Je veux bien qu’on tente de me faire croire que les riches sont de droite, et que les gens de gauche sont pauvres ou étrangers à l’argent. Mais enfin, je voudrais quand même rappeler quelques vérités bien connues des (pas forcément très) initiés, et que les Français ont le droit de savoir.

Je prends l’exemple du bonus de Maurice Lévy, patron de Publicis. L’intéressé avait proposé en 2011 une augmentation d’impôts pour les plus riches et avait renoncé à sa rémunération fixe de 1 million d’euros, pour encaisser 16 millions de primes variables en mars 2012. Doit-on rappeler que la présidente du conseil de surveillance du groupe n’est autre qu’Elisabeth Badinter, bien connue pour les leçons de bien-pensance de gauche qu’elles nous a si longtemps infligées ? Son fils, Simon Badinter, est l’un des directeurs du groupe. Et, parmi les administrateurs indépendants de Publicis, on trouve Hélène Ploix, ancienne conseillère de Laurent Fabius, qui a mené une carrière brillante à la Caisse des Dépôts sous la gauche. On imagine mal que tous ces gens n’aient pas donné leur accord aux choix provocateurs de Maurice Lévy en matière de rémunération.

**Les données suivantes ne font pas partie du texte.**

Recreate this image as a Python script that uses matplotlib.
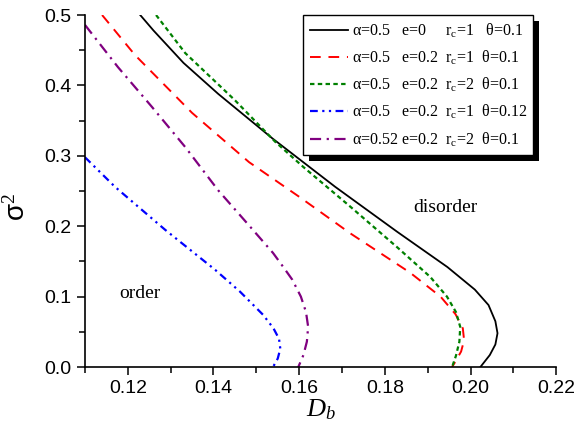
import matplotlib
matplotlib.use("Agg")
import matplotlib.pyplot as plt
import matplotlib.patches as mpatches
from matplotlib.ticker import MultipleLocator, FormatStrFormatter

plt.rcParams['mathtext.fontset'] = 'custom'
plt.rcParams['mathtext.rm'] = 'Liberation Serif'
plt.rcParams['mathtext.it'] = 'Liberation Serif:italic'
plt.rcParams['font.family'] = ['Liberation Sans', 'DejaVu Sans']

# curves (D_b, sigma^2)
db_black = [0.1229, 0.1260, 0.1330, 0.1411, 0.1537, 0.1684, 0.1829, 0.1946, 0.2010,
            0.2042, 0.2058, 0.2063, 0.2058, 0.2045, 0.2023]
s2_black = [0.500, 0.478, 0.432, 0.388, 0.325, 0.256, 0.192, 0.142, 0.110,
            0.088, 0.065, 0.048, 0.032, 0.017, 0.0]

db_red = [0.1140, 0.1217, 0.1350, 0.1483, 0.1602, 0.1719, 0.1859, 0.1930, 0.1965,
          0.1982, 0.1985, 0.1978, 0.1965, 0.1957]
s2_red = [0.500, 0.443, 0.361, 0.291, 0.241, 0.190, 0.134, 0.100, 0.075,
          0.055, 0.038, 0.022, 0.008, 0.0]

db_green = [0.1266, 0.1334, 0.1450, 0.1544, 0.1610, 0.1719, 0.1829, 0.1906, 0.1945,
            0.1966, 0.1976, 0.1974, 0.1966, 0.1957]
s2_green = [0.500, 0.446, 0.379, 0.320, 0.284, 0.228, 0.170, 0.128, 0.100,
            0.078, 0.057, 0.036, 0.016, 0.0]

db_blue = [0.1100, 0.1170, 0.1287, 0.1404, 0.1462, 0.1516, 0.1540, 0.1553, 0.1556,
           0.1550, 0.1539]
s2_blue = [0.298, 0.256, 0.195, 0.138, 0.107, 0.074, 0.055, 0.040, 0.026, 0.012, 0.0]

db_purple = [0.1100, 0.1177, 0.1257, 0.1334, 0.1411, 0.1486, 0.1539, 0.1563, 0.1584,
             0.1604, 0.1616, 0.1621, 0.1618, 0.1610, 0.1598]
s2_purple = [0.486, 0.426, 0.369, 0.3125, 0.251, 0.199, 0.162, 0.142, 0.124,
             0.100, 0.078, 0.057, 0.036, 0.017, 0.0]

labels = [
    'α=0.5   e=0     r$_{\\rm c}$=1   θ=0.1',
    'α=0.5   e=0.2  r$_{\\rm c}$=1  θ=0.1',
    'α=0.5   e=0.2  r$_{\\rm c}$=2  θ=0.1',
    'α=0.5   e=0.2  r$_{\\rm c}$=1  θ=0.12',
    'α=0.52 e=0.2  r$_{\\rm c}$=2  θ=0.1',
]

fig = plt.figure(figsize=(5.74, 4.29), dpi=100)
ax = fig.add_axes([0.148, 0.1445, 0.821, 0.8205])

ax.plot(db_black, s2_black, color='black', lw=1.3, label=labels[0])
ax.plot(db_red, s2_red, color='red', lw=1.4, dashes=(5.5, 4), label=labels[1])
ax.plot(db_green, s2_green, color='green', lw=1.6, dashes=(2, 1.5), label=labels[2])
ax.plot(db_blue, s2_blue, color='blue', lw=1.6, dashes=(3.5, 2, 1, 2, 1, 2), label=labels[3])
ax.plot(db_purple, s2_purple, color='purple', lw=1.6, dashes=(5, 2.5, 1, 2.5), label=labels[4])

ax.set_xlim(0.11, 0.22)
ax.set_ylim(0.0, 0.5)
ax.xaxis.set_major_locator(MultipleLocator(0.02))
ax.xaxis.set_minor_locator(MultipleLocator(0.01))
ax.yaxis.set_major_locator(MultipleLocator(0.1))
ax.yaxis.set_minor_locator(MultipleLocator(0.05))
ax.xaxis.set_major_formatter(FormatStrFormatter('%.2f'))
ax.yaxis.set_major_formatter(FormatStrFormatter('%.1f'))

ax.spines['top'].set_visible(False)
ax.spines['right'].set_visible(False)
for s in ['left', 'bottom']:
    ax.spines[s].set_linewidth(1.2)
ax.tick_params(which='major', direction='out', length=6, width=1.1, labelsize=14)
ax.tick_params(which='minor', direction='out', length=4, width=1.1)

ax.set_xlabel(r'$D_b$', fontsize=19, labelpad=0)
ax.set_ylabel(r'$\mathregular{\sigma}$$^2$', fontsize=20)
ax.yaxis.set_label_coords(-0.115, 0.455)

ax.text(0.1229, 0.105, 'order', family='Liberation Serif', fontsize=14, ha='center', va='center')
ax.text(0.1941, 0.227, 'disorder', family='Liberation Serif', fontsize=14, ha='center', va='center')

leg = ax.legend(loc='upper left', bbox_to_anchor=(0.463, 1.0), borderaxespad=0,
                fancybox=False, framealpha=1, edgecolor='black', handlelength=2.4,
                handletextpad=0.25, labelspacing=0.55, borderpad=0.4,
                prop={'family': 'Liberation Serif', 'size': 11.5})
leg.get_frame().set_linewidth(1.0)

# solid black drop shadow behind the legend
fig.canvas.draw()
bb = leg.get_window_extent()
shadow = mpatches.Rectangle((bb.x0 + 6, bb.y0 - 6), bb.width, bb.height,
                            transform=None, facecolor='black', edgecolor='none',
                            zorder=4.9, clip_on=False)
ax.add_artist(shadow)
leg.set_zorder(5)

fig.savefig('out.png', dpi=100)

En tout cas, s’ils sont choqués par ces pratiques, ils ont la faculté de remercier le contrevenant, ce qu’ils ne semblent pas décidés à faire.

Personnellement, peu me chaut que Pierre, Paul ou Jacques gagne de l’argent et aille manger au Crillon, à la Tour d’Argent, ou ailleurs. En revanche, rien n’est plus agaçant que le retour de cette bien-pensance où des gens qui se prosternent devant l’argent tentent de passer pour des Robins des Bois.

François Hollande, interrogé sur ce point sur BFM a d’ailleurs lancé: « Je suis une personne aisée. Mais me faire traiter de gauche caviar par l'incarnation de la richesse insolente». C’est ici que dans le storytelling des sociaux-démocrates français, il manque une étape majeure : la contribution décisive qu’ils ont eux-mêmes apportée à la constitution d’une « richesse insolente » dans notre pays.

Car, ne l’oublions pas, le coup d’envoi à l’enrichissement démesuré, aux rémunérations sans cesse plus importantes, aux fortunes décomplexées, cette déstructuration systématique des valeurs héritées de la France gaulliste, fut donné par la gauche moderne, les fameux « rocardiens », qui furent des avant-gardistes mondiaux en matière de dérégulation tous azimuts.

Dans ce grand mouvement, la loi bancaire de 1984 a joué un rôle essentiel, puisqu’elle a permis la constitution d’une industrie financière tout de suite après le fameux tournant de la rigueur de 1983. Industrie financière qui est à la source de cette débauche spéculative, de cette cupidité sans limite dont la crise abyssale que nous traversons est le résultat immédiat.

Faut-il ici rappeler le refus obstiné de Dominique Strauss-Kahn, alors ministre des Finances, de fiscaliser les stock-options ? Certes, la loi Fabius de 2001 introduisit une fiscalité progressive sur ces fameux instruments de rémunération des grands patrons, mais en multipliant les exemptions et les cas spécifiques. C’est paradoxalement la droite qui a, depuis 2002, rendu leur régime de moins en moins attractif, en rendant leur attribution de plus en plus transparente.

Mon propos n’est pas d’inverser les croyances. Je ne suis pas en train de soutenir que la droite serait plus ennemie de l’argent que la gauche. En revanche, maintenir l’illusion que la gauche, que le candidat Hollande incarne, serait un mouvement populaire indépendant des grandes fortunes de ce pays est évidemment un fantasme. Une rodomontade. Une carabistouille.

Simplement, ce que la droite de Nicolas Sarkozy affichait grossièrement, la gauche de Hollande tente de le cacher.